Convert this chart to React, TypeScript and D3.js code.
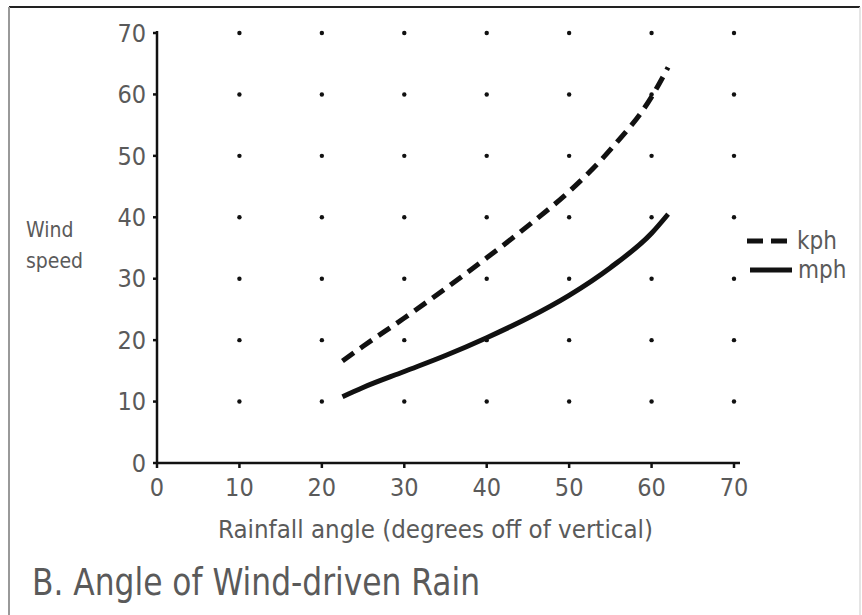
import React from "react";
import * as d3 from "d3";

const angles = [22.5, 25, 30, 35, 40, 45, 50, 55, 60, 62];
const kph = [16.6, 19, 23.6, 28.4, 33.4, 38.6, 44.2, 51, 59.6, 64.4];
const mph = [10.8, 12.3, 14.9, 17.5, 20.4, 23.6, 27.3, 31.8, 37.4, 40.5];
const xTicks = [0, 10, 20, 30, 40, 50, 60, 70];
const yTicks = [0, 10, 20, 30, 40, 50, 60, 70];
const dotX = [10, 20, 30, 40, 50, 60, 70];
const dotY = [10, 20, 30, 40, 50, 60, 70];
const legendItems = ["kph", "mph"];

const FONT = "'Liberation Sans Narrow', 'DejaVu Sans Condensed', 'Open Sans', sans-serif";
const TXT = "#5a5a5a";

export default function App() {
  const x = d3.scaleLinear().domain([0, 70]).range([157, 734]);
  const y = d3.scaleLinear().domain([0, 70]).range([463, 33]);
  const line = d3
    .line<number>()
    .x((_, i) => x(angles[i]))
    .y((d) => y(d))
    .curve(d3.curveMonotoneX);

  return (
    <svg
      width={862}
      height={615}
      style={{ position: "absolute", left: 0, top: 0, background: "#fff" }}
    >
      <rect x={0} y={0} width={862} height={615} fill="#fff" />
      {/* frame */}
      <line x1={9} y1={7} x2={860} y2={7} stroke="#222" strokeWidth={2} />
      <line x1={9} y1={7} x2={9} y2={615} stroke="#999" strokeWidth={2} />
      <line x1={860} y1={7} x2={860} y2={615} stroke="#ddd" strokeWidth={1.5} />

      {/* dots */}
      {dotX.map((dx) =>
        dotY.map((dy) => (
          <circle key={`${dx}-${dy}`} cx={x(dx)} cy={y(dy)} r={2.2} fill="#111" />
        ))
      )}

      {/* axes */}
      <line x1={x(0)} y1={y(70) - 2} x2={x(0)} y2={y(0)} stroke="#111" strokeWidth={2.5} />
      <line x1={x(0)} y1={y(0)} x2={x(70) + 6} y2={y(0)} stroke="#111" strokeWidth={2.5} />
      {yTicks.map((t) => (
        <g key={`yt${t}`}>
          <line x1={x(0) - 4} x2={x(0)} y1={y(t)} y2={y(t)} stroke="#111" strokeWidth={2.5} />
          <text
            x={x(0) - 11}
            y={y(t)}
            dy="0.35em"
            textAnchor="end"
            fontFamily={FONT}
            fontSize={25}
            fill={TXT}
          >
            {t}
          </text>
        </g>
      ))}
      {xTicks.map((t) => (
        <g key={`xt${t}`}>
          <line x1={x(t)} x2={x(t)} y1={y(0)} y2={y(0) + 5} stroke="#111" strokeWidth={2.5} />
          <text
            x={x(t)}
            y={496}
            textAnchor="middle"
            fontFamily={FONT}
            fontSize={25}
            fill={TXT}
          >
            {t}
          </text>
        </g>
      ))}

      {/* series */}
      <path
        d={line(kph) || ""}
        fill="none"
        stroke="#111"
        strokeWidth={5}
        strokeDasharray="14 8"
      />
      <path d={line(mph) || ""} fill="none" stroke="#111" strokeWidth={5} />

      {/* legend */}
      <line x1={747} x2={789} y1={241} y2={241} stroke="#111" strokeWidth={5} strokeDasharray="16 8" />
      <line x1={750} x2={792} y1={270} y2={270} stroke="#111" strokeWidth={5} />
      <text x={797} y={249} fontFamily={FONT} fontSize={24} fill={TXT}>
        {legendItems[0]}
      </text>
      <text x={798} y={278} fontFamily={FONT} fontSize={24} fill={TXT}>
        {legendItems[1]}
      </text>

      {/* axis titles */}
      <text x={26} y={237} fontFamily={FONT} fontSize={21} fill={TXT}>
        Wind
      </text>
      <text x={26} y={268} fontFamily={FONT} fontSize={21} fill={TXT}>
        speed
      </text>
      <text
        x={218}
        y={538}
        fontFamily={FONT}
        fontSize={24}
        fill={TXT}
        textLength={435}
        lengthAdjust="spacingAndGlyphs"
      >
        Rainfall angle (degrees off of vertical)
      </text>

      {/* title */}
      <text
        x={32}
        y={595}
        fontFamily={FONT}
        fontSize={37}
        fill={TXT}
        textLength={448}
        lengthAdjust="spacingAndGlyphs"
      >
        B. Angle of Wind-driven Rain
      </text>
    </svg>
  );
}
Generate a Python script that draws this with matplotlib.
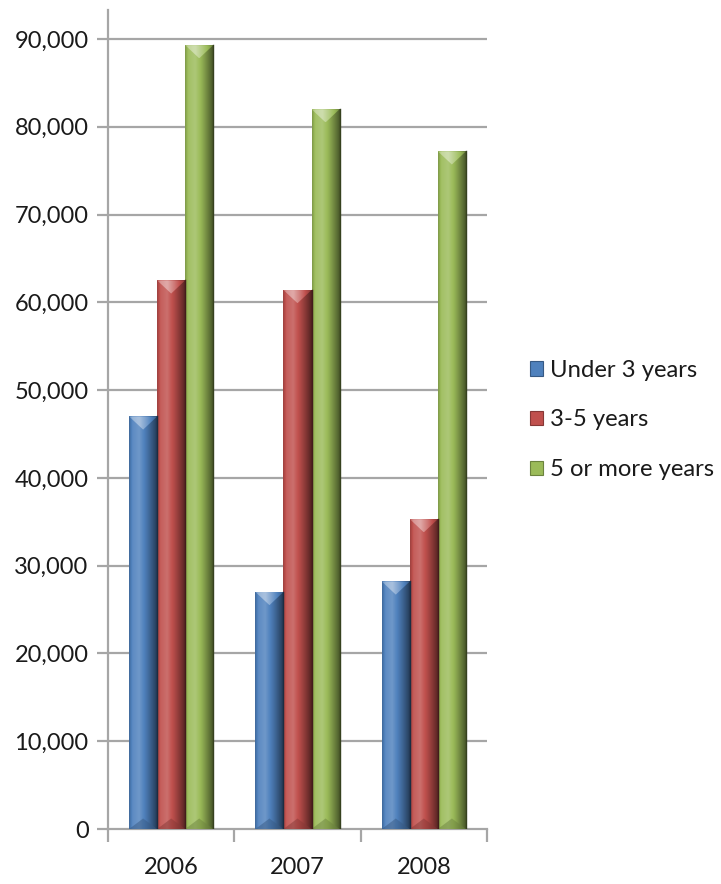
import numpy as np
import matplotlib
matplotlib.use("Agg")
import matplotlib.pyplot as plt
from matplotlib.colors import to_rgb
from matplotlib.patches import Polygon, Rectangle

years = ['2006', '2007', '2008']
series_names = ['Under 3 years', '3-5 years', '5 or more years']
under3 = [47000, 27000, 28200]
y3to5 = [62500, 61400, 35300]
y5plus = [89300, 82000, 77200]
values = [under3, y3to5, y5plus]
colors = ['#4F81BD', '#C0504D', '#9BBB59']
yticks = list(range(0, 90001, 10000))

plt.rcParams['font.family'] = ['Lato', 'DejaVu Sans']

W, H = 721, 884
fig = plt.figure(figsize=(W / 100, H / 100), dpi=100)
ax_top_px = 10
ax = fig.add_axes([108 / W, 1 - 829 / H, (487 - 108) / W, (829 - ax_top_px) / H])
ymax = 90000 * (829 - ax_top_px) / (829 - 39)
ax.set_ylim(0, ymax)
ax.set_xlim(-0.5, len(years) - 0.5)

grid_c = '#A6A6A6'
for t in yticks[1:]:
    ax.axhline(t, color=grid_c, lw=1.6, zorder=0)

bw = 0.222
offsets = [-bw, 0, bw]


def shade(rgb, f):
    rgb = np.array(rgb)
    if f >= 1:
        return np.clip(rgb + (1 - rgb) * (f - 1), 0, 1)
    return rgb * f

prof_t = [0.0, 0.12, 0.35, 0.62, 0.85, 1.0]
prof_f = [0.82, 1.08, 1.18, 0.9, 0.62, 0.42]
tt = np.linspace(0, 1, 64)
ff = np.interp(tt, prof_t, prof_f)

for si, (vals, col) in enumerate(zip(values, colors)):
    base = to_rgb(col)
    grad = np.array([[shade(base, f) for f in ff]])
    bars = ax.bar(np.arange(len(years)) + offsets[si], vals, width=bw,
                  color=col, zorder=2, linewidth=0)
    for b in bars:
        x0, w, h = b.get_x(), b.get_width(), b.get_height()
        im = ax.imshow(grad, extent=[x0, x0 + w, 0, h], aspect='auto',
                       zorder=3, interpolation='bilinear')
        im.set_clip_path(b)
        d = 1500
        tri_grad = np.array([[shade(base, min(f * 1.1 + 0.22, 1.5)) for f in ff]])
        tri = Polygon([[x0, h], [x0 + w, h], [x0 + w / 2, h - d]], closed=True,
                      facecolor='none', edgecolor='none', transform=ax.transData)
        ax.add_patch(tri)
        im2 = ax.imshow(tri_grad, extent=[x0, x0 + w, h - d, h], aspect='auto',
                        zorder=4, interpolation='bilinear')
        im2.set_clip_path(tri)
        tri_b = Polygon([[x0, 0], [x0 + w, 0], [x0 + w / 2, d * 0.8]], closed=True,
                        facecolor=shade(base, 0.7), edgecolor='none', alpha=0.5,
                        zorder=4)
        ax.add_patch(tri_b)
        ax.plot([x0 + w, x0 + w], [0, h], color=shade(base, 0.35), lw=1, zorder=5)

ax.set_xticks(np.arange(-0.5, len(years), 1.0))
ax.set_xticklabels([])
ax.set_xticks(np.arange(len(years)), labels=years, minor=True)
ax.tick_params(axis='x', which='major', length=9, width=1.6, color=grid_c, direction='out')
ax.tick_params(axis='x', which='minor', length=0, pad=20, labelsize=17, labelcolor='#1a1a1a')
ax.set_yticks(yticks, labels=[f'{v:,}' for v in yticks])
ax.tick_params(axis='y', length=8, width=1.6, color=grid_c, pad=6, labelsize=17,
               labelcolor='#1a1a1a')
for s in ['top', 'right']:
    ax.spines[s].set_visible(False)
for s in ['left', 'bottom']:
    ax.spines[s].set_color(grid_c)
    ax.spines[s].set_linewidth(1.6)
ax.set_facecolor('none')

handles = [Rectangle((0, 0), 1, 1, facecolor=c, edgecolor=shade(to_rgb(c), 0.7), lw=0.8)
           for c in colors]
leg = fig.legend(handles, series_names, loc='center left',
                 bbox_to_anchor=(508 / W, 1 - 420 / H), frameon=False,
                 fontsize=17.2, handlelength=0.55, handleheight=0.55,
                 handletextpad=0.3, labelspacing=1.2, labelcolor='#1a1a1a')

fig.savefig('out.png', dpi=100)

######

_Prompt_
Start at the line above containing "Generate a Python" and stop at the line containing "ff = np.interp(tt, prof_t, prof_f)": print those lines and everything between them exactly, but not the pictures.

_The answer_
Generate a Python script that draws this with matplotlib.
import numpy as np
import matplotlib
matplotlib.use("Agg")
import matplotlib.pyplot as plt
from matplotlib.colors import to_rgb
from matplotlib.patches import Polygon, Rectangle

years = ['2006', '2007', '2008']
series_names = ['Under 3 years', '3-5 years', '5 or more years']
under3 = [47000, 27000, 28200]
y3to5 = [62500, 61400, 35300]
y5plus = [89300, 82000, 77200]
values = [under3, y3to5, y5plus]
colors = ['#4F81BD', '#C0504D', '#9BBB59']
yticks = list(range(0, 90001, 10000))

plt.rcParams['font.family'] = ['Lato', 'DejaVu Sans']

W, H = 721, 884
fig = plt.figure(figsize=(W / 100, H / 100), dpi=100)
ax_top_px = 10
ax = fig.add_axes([108 / W, 1 - 829 / H, (487 - 108) / W, (829 - ax_top_px) / H])
ymax = 90000 * (829 - ax_top_px) / (829 - 39)
ax.set_ylim(0, ymax)
ax.set_xlim(-0.5, len(years) - 0.5)

grid_c = '#A6A6A6'
for t in yticks[1:]:
    ax.axhline(t, color=grid_c, lw=1.6, zorder=0)

bw = 0.222
offsets = [-bw, 0, bw]


def shade(rgb, f):
    rgb = np.array(rgb)
    if f >= 1:
        return np.clip(rgb + (1 - rgb) * (f - 1), 0, 1)
    return rgb * f

prof_t = [0.0, 0.12, 0.35, 0.62, 0.85, 1.0]
prof_f = [0.82, 1.08, 1.18, 0.9, 0.62, 0.42]
tt = np.linspace(0, 1, 64)
ff = np.interp(tt, prof_t, prof_f)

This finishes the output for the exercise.